# Stated goal
Give every line again exactly as it appears, please, but not the pictures.

# Collected material
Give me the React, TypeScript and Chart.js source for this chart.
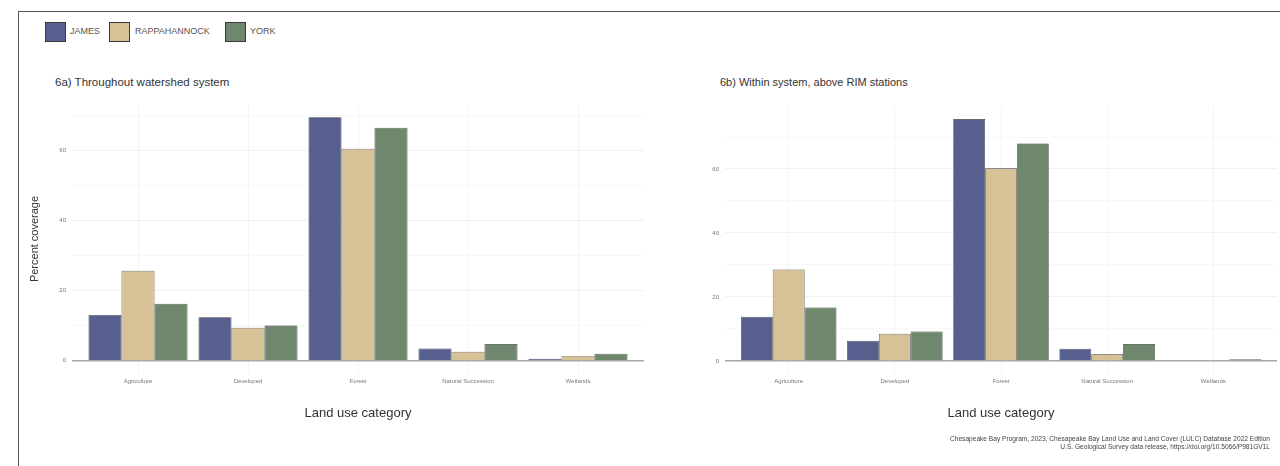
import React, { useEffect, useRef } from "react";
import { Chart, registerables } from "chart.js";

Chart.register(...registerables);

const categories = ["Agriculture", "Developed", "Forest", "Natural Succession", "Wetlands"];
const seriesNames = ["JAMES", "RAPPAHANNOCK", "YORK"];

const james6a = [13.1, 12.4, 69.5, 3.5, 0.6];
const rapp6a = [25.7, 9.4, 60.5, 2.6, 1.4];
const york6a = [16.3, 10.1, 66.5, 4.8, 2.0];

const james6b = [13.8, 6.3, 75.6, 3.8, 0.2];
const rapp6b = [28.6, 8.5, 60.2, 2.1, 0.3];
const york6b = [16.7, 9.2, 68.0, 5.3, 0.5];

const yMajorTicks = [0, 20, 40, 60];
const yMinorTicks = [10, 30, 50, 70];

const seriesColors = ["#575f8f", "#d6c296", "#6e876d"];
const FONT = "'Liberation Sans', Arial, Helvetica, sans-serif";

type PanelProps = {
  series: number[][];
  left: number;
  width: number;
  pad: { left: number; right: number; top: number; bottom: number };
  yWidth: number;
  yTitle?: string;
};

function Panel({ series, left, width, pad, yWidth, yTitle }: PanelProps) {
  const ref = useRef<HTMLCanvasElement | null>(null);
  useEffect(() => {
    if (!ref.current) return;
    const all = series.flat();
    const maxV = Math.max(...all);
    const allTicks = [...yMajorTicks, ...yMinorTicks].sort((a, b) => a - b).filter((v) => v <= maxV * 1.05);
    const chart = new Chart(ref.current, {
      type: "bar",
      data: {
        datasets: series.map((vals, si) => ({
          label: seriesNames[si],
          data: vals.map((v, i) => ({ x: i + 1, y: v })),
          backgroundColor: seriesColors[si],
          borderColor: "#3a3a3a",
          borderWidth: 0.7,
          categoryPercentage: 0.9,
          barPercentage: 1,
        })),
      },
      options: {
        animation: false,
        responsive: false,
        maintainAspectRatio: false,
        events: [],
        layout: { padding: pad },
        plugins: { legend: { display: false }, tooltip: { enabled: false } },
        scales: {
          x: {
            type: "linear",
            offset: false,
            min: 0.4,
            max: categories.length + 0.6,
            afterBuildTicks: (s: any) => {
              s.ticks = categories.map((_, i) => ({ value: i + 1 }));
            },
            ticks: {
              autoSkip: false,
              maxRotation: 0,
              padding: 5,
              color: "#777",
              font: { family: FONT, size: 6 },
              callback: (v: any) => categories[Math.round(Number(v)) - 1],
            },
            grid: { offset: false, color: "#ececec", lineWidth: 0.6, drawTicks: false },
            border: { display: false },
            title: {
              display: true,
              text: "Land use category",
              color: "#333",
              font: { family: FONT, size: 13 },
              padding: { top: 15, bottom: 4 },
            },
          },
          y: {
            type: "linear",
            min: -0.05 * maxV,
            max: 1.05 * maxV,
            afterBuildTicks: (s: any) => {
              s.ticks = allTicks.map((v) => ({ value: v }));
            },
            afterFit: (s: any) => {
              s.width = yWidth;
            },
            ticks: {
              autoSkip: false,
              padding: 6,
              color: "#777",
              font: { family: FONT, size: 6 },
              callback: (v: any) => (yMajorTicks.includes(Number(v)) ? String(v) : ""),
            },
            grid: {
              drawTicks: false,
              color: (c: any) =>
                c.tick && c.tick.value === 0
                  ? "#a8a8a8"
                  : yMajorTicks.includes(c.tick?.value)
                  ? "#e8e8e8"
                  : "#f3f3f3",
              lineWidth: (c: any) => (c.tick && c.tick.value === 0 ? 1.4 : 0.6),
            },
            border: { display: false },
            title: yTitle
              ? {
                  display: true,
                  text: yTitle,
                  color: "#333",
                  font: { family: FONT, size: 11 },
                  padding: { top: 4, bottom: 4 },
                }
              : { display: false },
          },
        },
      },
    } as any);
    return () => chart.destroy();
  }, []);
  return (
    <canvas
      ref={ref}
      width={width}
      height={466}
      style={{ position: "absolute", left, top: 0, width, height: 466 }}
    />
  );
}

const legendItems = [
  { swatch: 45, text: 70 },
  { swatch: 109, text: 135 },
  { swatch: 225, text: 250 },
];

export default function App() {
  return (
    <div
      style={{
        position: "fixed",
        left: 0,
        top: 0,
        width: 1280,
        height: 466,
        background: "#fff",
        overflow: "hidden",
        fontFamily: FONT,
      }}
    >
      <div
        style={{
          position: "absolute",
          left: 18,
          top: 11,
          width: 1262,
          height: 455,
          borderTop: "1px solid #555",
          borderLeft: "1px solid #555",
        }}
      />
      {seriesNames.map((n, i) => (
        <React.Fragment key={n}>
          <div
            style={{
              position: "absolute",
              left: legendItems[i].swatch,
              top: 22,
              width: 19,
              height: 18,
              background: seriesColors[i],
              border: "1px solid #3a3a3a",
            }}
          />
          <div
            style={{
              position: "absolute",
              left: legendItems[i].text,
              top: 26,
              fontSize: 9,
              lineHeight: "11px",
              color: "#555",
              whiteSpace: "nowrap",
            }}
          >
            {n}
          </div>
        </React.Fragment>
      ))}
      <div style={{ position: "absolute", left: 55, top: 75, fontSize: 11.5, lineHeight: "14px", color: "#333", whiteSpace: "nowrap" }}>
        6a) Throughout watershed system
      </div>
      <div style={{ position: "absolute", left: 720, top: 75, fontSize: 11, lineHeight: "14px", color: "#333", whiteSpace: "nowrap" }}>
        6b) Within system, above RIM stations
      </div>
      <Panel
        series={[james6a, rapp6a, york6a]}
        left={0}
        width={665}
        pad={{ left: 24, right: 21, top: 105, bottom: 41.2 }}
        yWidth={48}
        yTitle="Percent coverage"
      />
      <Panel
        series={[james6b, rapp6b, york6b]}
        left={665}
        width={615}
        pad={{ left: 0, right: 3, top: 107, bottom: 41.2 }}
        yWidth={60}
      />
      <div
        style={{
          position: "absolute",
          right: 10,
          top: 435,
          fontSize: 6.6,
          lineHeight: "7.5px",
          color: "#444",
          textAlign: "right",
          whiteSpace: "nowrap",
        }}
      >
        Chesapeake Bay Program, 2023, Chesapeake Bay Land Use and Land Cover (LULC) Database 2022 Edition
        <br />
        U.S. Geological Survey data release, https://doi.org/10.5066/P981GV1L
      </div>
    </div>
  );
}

# Exercise output
Give me the React, TypeScript and Chart.js source for this chart.
import React, { useEffect, useRef } from "react";
import { Chart, registerables } from "chart.js";

Chart.register(...registerables);

const categories = ["Agriculture", "Developed", "Forest", "Natural Succession", "Wetlands"];
const seriesNames = ["JAMES", "RAPPAHANNOCK", "YORK"];

const james6a = [13.1, 12.4, 69.5, 3.5, 0.6];
const rapp6a = [25.7, 9.4, 60.5, 2.6, 1.4];
const york6a = [16.3, 10.1, 66.5, 4.8, 2.0];

const james6b = [13.8, 6.3, 75.6, 3.8, 0.2];
const rapp6b = [28.6, 8.5, 60.2, 2.1, 0.3];
const york6b = [16.7, 9.2, 68.0, 5.3, 0.5];

const yMajorTicks = [0, 20, 40, 60];
const yMinorTicks = [10, 30, 50, 70];

const seriesColors = ["#575f8f", "#d6c296", "#6e876d"];
const FONT = "'Liberation Sans', Arial, Helvetica, sans-serif";

type PanelProps = {
  series: number[][];
  left: number;
  width: number;
  pad: { left: number; right: number; top: number; bottom: number };
  yWidth: number;
  yTitle?: string;
};

function Panel({ series, left, width, pad, yWidth, yTitle }: PanelProps) {
  const ref = useRef<HTMLCanvasElement | null>(null);
  useEffect(() => {
    if (!ref.current) return;
    const all = series.flat();
    const maxV = Math.max(...all);
    const allTicks = [...yMajorTicks, ...yMinorTicks].sort((a, b) => a - b).filter((v) => v <= maxV * 1.05);
    const chart = new Chart(ref.current, {
      type: "bar",
      data: {
        datasets: series.map((vals, si) => ({
          label: seriesNames[si],
          data: vals.map((v, i) => ({ x: i + 1, y: v })),
          backgroundColor: seriesColors[si],
          borderColor: "#3a3a3a",
          borderWidth: 0.7,
          categoryPercentage: 0.9,
          barPercentage: 1,
        })),
      },
      options: {
        animation: false,
        responsive: false,
        maintainAspectRatio: false,
        events: [],
        layout: { padding: pad },
        plugins: { legend: { display: false }, tooltip: { enabled: false } },
        scales: {
          x: {
            type: "linear",
            offset: false,
            min: 0.4,
            max: categories.length + 0.6,
            afterBuildTicks: (s: any) => {
              s.ticks = categories.map((_, i) => ({ value: i + 1 }));
            },
            ticks: {
              autoSkip: false,
              maxRotation: 0,
              padding: 5,
              color: "#777",
              font: { family: FONT, size: 6 },
              callback: (v: any) => categories[Math.round(Number(v)) - 1],
            },
            grid: { offset: false, color: "#ececec", lineWidth: 0.6, drawTicks: false },
            border: { display: false },
            title: {
              display: true,
              text: "Land use category",
              color: "#333",
              font: { family: FONT, size: 13 },
              padding: { top: 15, bottom: 4 },
            },
          },
          y: {
            type: "linear",
            min: -0.05 * maxV,
            max: 1.05 * maxV,
            afterBuildTicks: (s: any) => {
              s.ticks = allTicks.map((v) => ({ value: v }));
            },
            afterFit: (s: any) => {
              s.width = yWidth;
            },
            ticks: {
              autoSkip: false,
              padding: 6,
              color: "#777",
              font: { family: FONT, size: 6 },
              callback: (v: any) => (yMajorTicks.includes(Number(v)) ? String(v) : ""),
            },
            grid: {
              drawTicks: false,
              color: (c: any) =>
                c.tick && c.tick.value === 0
                  ? "#a8a8a8"
                  : yMajorTicks.includes(c.tick?.value)
                  ? "#e8e8e8"
                  : "#f3f3f3",
              lineWidth: (c: any) => (c.tick && c.tick.value === 0 ? 1.4 : 0.6),
            },
            border: { display: false },
            title: yTitle
              ? {
                  display: true,
                  text: yTitle,
                  color: "#333",
                  font: { family: FONT, size: 11 },
                  padding: { top: 4, bottom: 4 },
                }
              : { display: false },
          },
        },
      },
    } as any);
    return () => chart.destroy();
  }, []);
  return (
    <canvas
      ref={ref}
      width={width}
      height={466}
      style={{ position: "absolute", left, top: 0, width, height: 466 }}
    />
  );
}

const legendItems = [
  { swatch: 45, text: 70 },
  { swatch: 109, text: 135 },
  { swatch: 225, text: 250 },
];

export default function App() {
  return (
    <div
      style={{
        position: "fixed",
        left: 0,
        top: 0,
        width: 1280,
        height: 466,
        background: "#fff",
        overflow: "hidden",
        fontFamily: FONT,
      }}
    >
      <div
        style={{
          position: "absolute",
          left: 18,
          top: 11,
          width: 1262,
          height: 455,
          borderTop: "1px solid #555",
          borderLeft: "1px solid #555",
        }}
      />
      {seriesNames.map((n, i) => (
        <React.Fragment key={n}>
          <div
            style={{
              position: "absolute",
              left: legendItems[i].swatch,
              top: 22,
              width: 19,
              height: 18,
              background: seriesColors[i],
              border: "1px solid #3a3a3a",
            }}
          />
          <div
            style={{
              position: "absolute",
              left: legendItems[i].text,
              top: 26,
              fontSize: 9,
              lineHeight: "11px",
              color: "#555",
              whiteSpace: "nowrap",
            }}
          >
            {n}
          </div>
        </React.Fragment>
      ))}
      <div style={{ position: "absolute", left: 55, top: 75, fontSize: 11.5, lineHeight: "14px", color: "#333", whiteSpace: "nowrap" }}>
        6a) Throughout watershed system
      </div>
      <div style={{ position: "absolute", left: 720, top: 75, fontSize: 11, lineHeight: "14px", color: "#333", whiteSpace: "nowrap" }}>
        6b) Within system, above RIM stations
      </div>
      <Panel
        series={[james6a, rapp6a, york6a]}
        left={0}
        width={665}
        pad={{ left: 24, right: 21, top: 105, bottom: 41.2 }}
        yWidth={48}
        yTitle="Percent coverage"
      />
      <Panel
        series={[james6b, rapp6b, york6b]}
        left={665}
        width={615}
        pad={{ left: 0, right: 3, top: 107, bottom: 41.2 }}
        yWidth={60}
      />
      <div
        style={{
          position: "absolute",
          right: 10,
          top: 435,
          fontSize: 6.6,
          lineHeight: "7.5px",
          color: "#444",
          textAlign: "right",
          whiteSpace: "nowrap",
        }}
      >
        Chesapeake Bay Program, 2023, Chesapeake Bay Land Use and Land Cover (LULC) Database 2022 Edition
        <br />
        U.S. Geological Survey data release, https://doi.org/10.5066/P981GV1L
      </div>
    </div>
  );
}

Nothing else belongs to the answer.